Помни мой голос - страница 2



Флоренс вздохнула, снова откусила от пирога и облизнулась, наслаждаясь его сладостью. Баз пустил слюни, но Флоренс, подхваченная волною воспоминаний, не заметила его вожделеющих, буравящих пирог глаз.

– Два брата моего отца погибли в Первую мировую. Никто не допускал и мысли, что мы развяжем новую войну, причем так скоро. Какая наивность! Мы думали, что уроки Первой мировой не пройдут даром, но люди не пожелали ничему учиться. В этом-то и беда: люди никогда ничему не учатся.

Мэри-Элис подлила себе чая.

– Расскажи еще про залив Гулливера, – попросила она.

Ей хотелось отвлечь мать от войны. Она прекрасно знала, куда заводят подобные болезненные воспоминания – в омут страданий.

– Я была неверующей, но страсть как любила ходить в церковь, – оживилась Флоренс. – Мне нравился викарий, преподобный Миллар: маленький лысый шепелявый толстячок с бездной обаяния и энергии. Неважно, что он изрекал, все его суждения казались столпами мудрости. Таких викариев на свете – пересчитать по пальцам. Какая харизма! Какой огонь! Если бы все священники были ему под стать, народ валил бы валом в церкви. Однако… – Флоренс плутовато усмехнулась, – не только викарий вдохновлял меня на посещение церкви каждое воскресное утро. О нет. Меня влекло к Обри Дашу.

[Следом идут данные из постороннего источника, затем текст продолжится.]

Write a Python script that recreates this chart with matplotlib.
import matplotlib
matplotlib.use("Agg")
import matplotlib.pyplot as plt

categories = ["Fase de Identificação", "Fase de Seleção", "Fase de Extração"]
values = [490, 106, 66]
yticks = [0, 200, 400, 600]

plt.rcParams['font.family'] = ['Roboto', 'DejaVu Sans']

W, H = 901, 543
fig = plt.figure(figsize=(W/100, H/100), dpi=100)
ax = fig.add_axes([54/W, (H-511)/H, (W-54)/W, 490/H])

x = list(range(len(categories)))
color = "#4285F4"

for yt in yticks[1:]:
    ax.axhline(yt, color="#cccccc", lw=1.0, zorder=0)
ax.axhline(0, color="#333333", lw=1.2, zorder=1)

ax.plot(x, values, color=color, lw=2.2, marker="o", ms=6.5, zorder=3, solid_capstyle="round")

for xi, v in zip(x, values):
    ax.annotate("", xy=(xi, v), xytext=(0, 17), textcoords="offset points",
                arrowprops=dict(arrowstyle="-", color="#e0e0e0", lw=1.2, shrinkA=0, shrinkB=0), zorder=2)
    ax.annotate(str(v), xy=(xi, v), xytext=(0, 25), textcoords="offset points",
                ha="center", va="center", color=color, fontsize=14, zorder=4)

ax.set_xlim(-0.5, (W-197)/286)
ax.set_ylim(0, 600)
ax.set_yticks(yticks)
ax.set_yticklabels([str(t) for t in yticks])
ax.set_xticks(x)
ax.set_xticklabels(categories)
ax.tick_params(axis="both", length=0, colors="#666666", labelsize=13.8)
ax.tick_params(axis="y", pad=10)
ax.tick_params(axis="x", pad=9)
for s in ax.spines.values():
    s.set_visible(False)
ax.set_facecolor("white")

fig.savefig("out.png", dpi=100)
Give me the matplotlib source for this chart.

Мэри-Элис склонилась над чашкой и улыбнулась. Эту историю она вытвердила наизусть, однако не собиралась лишать Флоренс удовольствия в очередной раз погрузиться в приятное прошлое.

– Одно имя чего стоит, – поддакнула она. – Такое романтичное.

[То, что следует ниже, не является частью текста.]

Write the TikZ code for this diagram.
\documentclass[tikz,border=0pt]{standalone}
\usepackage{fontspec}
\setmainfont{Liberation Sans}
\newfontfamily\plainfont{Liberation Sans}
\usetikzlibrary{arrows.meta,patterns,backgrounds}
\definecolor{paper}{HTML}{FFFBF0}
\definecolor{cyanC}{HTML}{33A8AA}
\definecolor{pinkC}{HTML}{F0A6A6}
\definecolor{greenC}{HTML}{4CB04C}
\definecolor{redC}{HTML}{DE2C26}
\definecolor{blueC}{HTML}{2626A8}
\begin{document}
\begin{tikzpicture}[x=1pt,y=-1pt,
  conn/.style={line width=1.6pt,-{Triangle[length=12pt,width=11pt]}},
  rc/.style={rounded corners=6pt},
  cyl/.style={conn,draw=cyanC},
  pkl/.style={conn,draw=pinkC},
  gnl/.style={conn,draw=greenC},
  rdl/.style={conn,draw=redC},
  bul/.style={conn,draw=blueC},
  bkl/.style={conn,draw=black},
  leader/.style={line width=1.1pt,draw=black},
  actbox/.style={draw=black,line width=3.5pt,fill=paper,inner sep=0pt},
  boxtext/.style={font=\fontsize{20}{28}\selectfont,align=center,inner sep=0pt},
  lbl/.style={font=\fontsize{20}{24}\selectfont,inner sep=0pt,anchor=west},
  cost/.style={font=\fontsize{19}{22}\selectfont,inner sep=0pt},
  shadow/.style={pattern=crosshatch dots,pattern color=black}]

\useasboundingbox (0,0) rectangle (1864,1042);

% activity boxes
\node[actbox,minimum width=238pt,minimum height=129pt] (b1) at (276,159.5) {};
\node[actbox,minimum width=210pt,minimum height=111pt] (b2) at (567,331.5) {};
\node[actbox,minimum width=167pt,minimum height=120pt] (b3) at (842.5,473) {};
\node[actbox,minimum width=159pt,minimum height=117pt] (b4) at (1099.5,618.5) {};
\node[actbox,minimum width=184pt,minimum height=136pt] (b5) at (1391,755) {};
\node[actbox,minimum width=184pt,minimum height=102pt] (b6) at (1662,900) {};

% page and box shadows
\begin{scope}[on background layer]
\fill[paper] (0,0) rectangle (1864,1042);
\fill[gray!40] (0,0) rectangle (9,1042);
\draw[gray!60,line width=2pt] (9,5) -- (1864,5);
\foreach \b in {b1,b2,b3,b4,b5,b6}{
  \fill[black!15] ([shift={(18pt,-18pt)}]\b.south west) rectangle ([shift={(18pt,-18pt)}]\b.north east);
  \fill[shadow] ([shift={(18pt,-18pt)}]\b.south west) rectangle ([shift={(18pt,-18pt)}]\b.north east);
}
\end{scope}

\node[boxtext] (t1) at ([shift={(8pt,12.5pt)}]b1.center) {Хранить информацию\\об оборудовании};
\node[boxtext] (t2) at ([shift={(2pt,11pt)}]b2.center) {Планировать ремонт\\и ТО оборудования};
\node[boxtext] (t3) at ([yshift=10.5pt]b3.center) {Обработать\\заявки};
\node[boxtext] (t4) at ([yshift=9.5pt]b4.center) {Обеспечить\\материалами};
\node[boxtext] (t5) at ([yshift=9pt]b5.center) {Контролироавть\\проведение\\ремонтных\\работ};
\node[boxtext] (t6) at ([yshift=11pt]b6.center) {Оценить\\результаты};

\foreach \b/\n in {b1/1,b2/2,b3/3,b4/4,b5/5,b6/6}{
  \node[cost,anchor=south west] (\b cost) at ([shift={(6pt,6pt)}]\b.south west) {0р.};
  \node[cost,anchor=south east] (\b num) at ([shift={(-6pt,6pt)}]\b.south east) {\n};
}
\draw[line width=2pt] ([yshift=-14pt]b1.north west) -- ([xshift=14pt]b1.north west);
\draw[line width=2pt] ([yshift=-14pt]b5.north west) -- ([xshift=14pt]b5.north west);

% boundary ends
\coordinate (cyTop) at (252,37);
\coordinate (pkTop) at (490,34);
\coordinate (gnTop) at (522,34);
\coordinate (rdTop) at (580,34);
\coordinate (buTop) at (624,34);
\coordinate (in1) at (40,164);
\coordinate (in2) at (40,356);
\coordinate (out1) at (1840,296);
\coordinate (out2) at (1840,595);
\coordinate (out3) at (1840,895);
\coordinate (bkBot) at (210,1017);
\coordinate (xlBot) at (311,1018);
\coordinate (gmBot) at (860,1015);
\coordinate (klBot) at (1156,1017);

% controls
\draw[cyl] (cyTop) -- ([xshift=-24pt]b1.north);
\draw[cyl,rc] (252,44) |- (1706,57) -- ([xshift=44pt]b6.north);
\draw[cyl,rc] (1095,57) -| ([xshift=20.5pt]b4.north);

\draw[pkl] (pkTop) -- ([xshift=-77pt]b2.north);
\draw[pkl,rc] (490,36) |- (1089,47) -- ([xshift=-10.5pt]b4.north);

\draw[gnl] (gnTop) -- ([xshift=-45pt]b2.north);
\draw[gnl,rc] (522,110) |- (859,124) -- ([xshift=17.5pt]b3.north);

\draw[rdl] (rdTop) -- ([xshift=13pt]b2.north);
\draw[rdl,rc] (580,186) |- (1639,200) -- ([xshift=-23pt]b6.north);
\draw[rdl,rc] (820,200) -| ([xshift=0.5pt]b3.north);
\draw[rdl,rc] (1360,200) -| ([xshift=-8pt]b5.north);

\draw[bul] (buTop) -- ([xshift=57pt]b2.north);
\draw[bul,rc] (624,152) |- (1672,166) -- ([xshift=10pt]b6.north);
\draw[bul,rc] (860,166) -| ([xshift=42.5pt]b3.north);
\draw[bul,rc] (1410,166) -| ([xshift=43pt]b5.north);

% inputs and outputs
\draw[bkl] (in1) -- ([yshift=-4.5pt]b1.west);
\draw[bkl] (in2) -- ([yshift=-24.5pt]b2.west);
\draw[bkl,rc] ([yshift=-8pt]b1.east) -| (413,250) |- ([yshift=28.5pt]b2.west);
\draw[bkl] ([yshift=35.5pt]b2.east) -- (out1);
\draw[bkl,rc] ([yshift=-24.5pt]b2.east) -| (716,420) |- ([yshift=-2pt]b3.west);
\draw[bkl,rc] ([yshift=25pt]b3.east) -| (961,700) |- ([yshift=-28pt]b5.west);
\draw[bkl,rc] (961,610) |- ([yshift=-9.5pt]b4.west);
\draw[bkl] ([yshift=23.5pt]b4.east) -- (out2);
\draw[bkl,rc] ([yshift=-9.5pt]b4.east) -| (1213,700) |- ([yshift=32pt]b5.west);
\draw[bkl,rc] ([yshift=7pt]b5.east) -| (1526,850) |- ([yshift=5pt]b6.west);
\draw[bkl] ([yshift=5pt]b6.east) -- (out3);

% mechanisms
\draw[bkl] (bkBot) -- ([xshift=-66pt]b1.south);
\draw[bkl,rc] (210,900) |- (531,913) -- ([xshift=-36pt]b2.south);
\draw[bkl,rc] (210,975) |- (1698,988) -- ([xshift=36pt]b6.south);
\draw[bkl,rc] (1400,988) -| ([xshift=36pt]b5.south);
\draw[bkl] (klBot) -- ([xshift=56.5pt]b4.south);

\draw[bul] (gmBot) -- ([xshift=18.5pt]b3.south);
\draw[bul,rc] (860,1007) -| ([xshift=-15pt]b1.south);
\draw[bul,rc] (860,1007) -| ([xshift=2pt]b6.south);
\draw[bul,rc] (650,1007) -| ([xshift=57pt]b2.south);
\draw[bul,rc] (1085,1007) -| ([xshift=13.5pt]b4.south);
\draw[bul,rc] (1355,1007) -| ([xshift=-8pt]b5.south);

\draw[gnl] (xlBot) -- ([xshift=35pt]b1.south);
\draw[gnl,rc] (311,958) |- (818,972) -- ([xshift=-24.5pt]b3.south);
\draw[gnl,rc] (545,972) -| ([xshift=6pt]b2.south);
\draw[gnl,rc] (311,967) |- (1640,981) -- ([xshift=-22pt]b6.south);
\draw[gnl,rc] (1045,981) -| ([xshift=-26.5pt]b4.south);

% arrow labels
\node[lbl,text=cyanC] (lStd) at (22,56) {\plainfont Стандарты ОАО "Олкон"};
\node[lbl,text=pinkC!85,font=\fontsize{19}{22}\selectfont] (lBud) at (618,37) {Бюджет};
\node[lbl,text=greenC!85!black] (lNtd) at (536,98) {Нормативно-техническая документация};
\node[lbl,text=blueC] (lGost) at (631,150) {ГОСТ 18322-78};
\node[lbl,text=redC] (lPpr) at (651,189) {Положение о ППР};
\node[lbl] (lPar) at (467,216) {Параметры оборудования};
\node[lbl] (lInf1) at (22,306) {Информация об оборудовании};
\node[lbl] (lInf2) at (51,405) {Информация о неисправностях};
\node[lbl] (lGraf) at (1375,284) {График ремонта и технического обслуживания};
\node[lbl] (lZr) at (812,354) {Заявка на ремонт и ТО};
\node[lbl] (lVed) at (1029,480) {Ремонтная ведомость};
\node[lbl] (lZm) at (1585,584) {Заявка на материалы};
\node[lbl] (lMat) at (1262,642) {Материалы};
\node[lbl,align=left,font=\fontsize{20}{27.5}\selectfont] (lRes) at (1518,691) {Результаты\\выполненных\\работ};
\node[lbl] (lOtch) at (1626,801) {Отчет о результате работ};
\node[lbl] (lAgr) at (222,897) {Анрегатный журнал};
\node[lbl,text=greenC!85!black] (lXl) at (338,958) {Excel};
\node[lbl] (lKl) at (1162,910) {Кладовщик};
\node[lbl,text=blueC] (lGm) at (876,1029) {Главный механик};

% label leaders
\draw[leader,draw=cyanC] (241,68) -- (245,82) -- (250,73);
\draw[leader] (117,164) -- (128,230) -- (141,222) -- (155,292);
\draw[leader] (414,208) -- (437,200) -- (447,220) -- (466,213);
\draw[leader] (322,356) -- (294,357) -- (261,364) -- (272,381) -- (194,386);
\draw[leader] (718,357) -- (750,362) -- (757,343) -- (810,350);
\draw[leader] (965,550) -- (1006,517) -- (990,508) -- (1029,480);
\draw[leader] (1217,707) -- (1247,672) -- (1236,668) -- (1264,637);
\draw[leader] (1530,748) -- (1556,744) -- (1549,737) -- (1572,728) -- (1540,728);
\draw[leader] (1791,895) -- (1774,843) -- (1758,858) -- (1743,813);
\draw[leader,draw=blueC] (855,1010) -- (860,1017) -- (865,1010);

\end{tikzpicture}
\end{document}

– Я исписала этим именем весь дневник, – рассмеялась Флоренс, сверкнув зелеными глазами. – Выводила на каждой странице «Обри Даш», а затем – «Флоренс Даш», чтобы посмотреть, как будут сочетаться в замужестве мое имя и его фамилия. Смешно, да, учитывая, как оно все обернулось? Он меня почти не замечал.

Флоренс пожала плечами и отхлебнула чая.

– Почему? В голове не укладывается. Ты была обворожительна, мам.

– И очень юна, не забывай. Давай считать, что я расцвела довольно поздно. Наша семья сидела на одной церковной скамье, а его семья – на другой. Я украдкой бросала на него взгляды и слепла от его великолепия. Взгляды искоса – вот и все, что я могла себе позволить. Да и то, чтобы не пялиться на него безостановочно, я приучила себя любоваться им урывками, через определенные промежутки времени. Так я выдерживала, наверное, пять-шесть минут, хотя порой доходило и до пятнадцати. Но самое прекрасное мгновение наступало, когда мы подходили к причастию. И где бы я ни стояла – впереди или позади него, – чувствовала исходящее от него тепло. Пару раз он даже посмотрел на меня, и я заалела с головы до ног.

Флоренс закинула в рот последний кусочек торта и сладострастно облизала пальцы.

– Прости, Баз, ничего не осталось.

Баз покорно вздохнул и снова уложил голову ей на колени.

– Обри был красивый мальчик, – закатила глаза Флоренс. – Дьявольски красивый. Высокий, не чета его ровесникам-коротышкам, с чарующими серыми глазами, длинными черными ресницами и пухлыми губами. Полные губы в Англии достаточно редки, как я обнаружила впоследствии. Но у Обри был идеальный рот.

– Ой, мам, какие подробности, – прыснула Мэри-Элис.

– Губы очень важны, Мэри-Элис. Не очень-то приятно целоваться с мужчиной, у которого пасть как у акулы.

Обе женщины покатились со смеха.

– Ты права, приятного мало, – согласилась Мэри-Элис. – Но я поражаюсь, как ты помнишь такие мелочи.